McConnell did give support to Paul's drone filibuster, and voted this week for Paul's end-Egypt-aid bill, despite his usual rep, as Foreign Policy puts it, of being a "typically orthodox voter on foreign policy issues." He's been willing to at least say he'd consider some defense cuts.
Benton's power to create any Paul-McConnell activist alliance is questionable--he was never a favorite of the more hardcore and Internet-noisy of Ron Paul fans. In fact, many saw him as a sellout traitor, a burden Benton bore, in my experience covering the Paul campaign for my book Ron Paul's Revolution, with a decent amount of public grace but a lot of (understandable) private annoyance, which sometimes became public.
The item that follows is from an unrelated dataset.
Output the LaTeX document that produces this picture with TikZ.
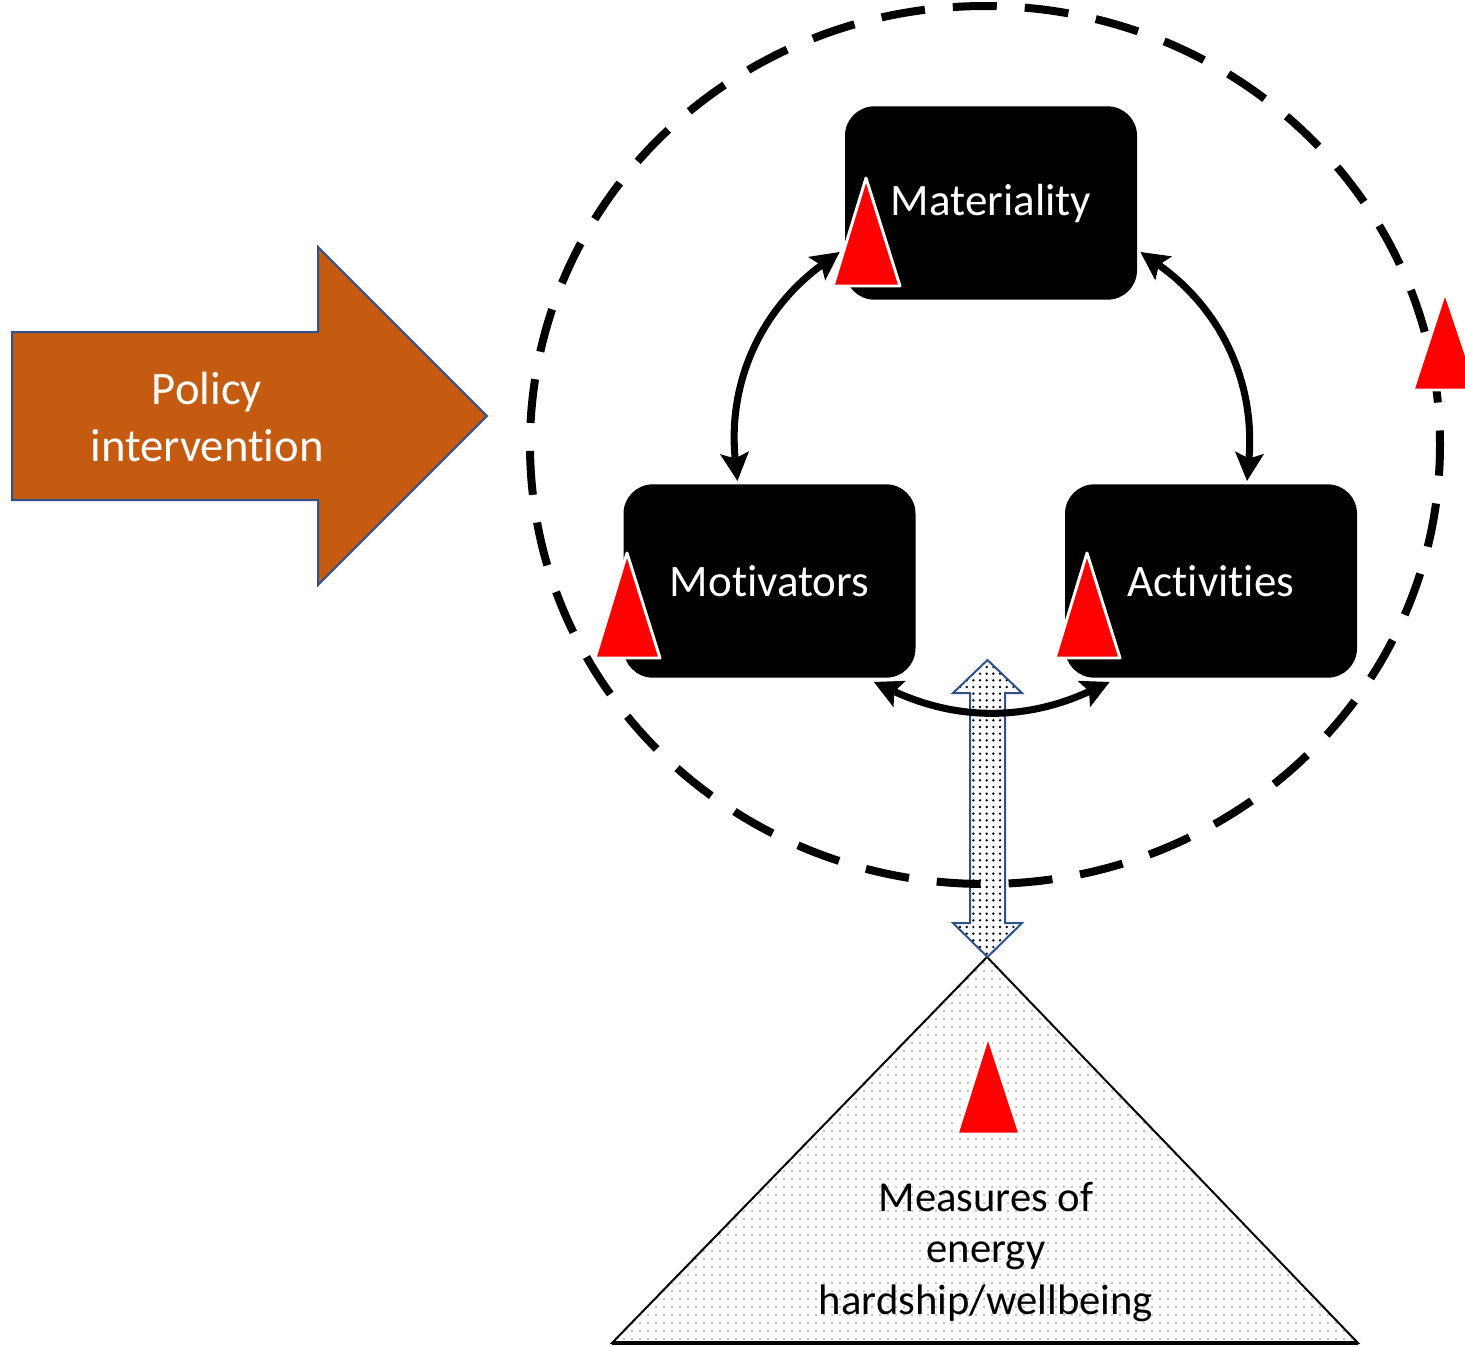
\documentclass[tikz,border=0pt]{standalone}
\usepackage{fontspec}
\setmainfont{Carlito}[RawFeature={-liga,-dlig}]
\usetikzlibrary{arrows.meta,patterns.meta}
\definecolor{orng}{HTML}{C55A11}
\definecolor{bord}{HTML}{2F528F}
\begin{document}
\begin{tikzpicture}[x=0.75pt,y=-0.75pt,
  box/.style={fill=black, rounded corners=22pt, minimum width=219pt, minimum height=145pt, text=white, font=\fontsize{33.75}{40}\selectfont, inner sep=0pt},
  link/.style={line width=5.3pt, {Stealth[length=21pt,width=21pt,inset=4pt]}-{Stealth[length=21pt,width=21pt,inset=4pt]}},
  redtri/.style={fill=red, draw=white, line width=2.2pt, line join=round},
  blockarrow/.style={draw=bord, line width=1.5pt},
  ]
\clip (0,0) rectangle (1465,1347);
\fill[white] (0,0) rectangle (1465,1347);

% policy arrow
\draw[blockarrow, fill=orng] (12,332) -- (318,332) -- (318,247) -- (487,416) -- (318,585) -- (318,500) -- (12,500) -- cycle;
\node[text=white, align=center, font=\fontsize{35}{43}\selectfont] (pol) at (207,417) {Policy\\intervention};

% pyramid
\draw[line width=1.5pt, pattern={Dots[distance=6pt,radius=0.55pt]}] (987,957) -- (1358,1343) -- (612,1343) -- cycle;
\draw[line width=2.6pt] (612,1343) -- (1358,1343);
\node[align=center, font=\fontsize{32}{38.6}\selectfont] (meas) at (986,1252) {Measures of\\energy\\hardship/wellbeing};

% vertical double block arrow
\draw[blockarrow, preaction={fill=white}, pattern={Dots[distance=5pt,radius=1pt]}]
  (987.5,660) -- (1022,693) -- (1005,693) -- (1005,923) -- (1022,923) -- (987.5,957)
  -- (953,923) -- (970,923) -- (970,693) -- (953,693) -- cycle;

% dashed boundary
\draw[line width=6pt, dash pattern=on 33pt off 21pt, dash phase=10pt] (985,445) ellipse [x radius=455, y radius=439];

% boxes
\node[box] (mat) at (991,203) {Materiality};
\node[box] (mot) at (769.5,581) {Motivators};
\node[box] (act) at (1211,581) {Activities};

% connectors
\draw[link] ([shift={(-5,-48)}]mat.south west) to[bend right=30] ([shift={(-32,-3)}]mot.north);
\draw[link] ([shift={(3,-48)}]mat.south east) to[bend left=30] ([shift={(36,-3)}]act.north);
\draw[link] ([shift={(-42,4)}]mot.south east) to[bend right=25] ([shift={(45,4)}]act.south west);

% red triangles
\filldraw[redtri] (866,178) -- (900,286) -- (833,286) -- cycle;
\filldraw[redtri] (627,553) -- (660,658) -- (595,658) -- cycle;
\filldraw[redtri] (1087,553) -- (1120,658) -- (1055,658) -- cycle;
\filldraw[redtri] (1445,292) -- (1478,390) -- (1413,390) -- cycle;
\filldraw[redtri] (988,1036) -- (1020,1134) -- (957,1134) -- cycle;
\end{tikzpicture}
\end{document}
So it's going to be down to Mitch to convince them he's on their side. And it will be difficult for them to be convinced his instincts are true-blue and reliable on liberty issues--especially if he ends up majority leader again and becomes enmeshed in the ol' political art of the possible. (For example, the switch on "audit the Fed" is easy to read as just a "who the hell cares?" gesture of "no reason to make these Paul people mad at me for something I don't think is that important anyway.")
In this read, Rand Paul's very public ascendance will make a politician like McConnell more willing to go along with him, something that could be very important indeed for Rand's future career if McConnell is again majority leader of the Senate--it's good for a senator to have good relations with someone in that position. But again, it's likely that such leverage will come not from turning McConnell into a true believer, but turning Rand into a political force hard to ignore or oppose.
Poor put-upon, annoyed, yet graceful Jesse Benton. GMAFB, Brian.

I've said it before and I'll say it again. I sure hope Benton is as successful running Waddle's campaign as he was Ron's.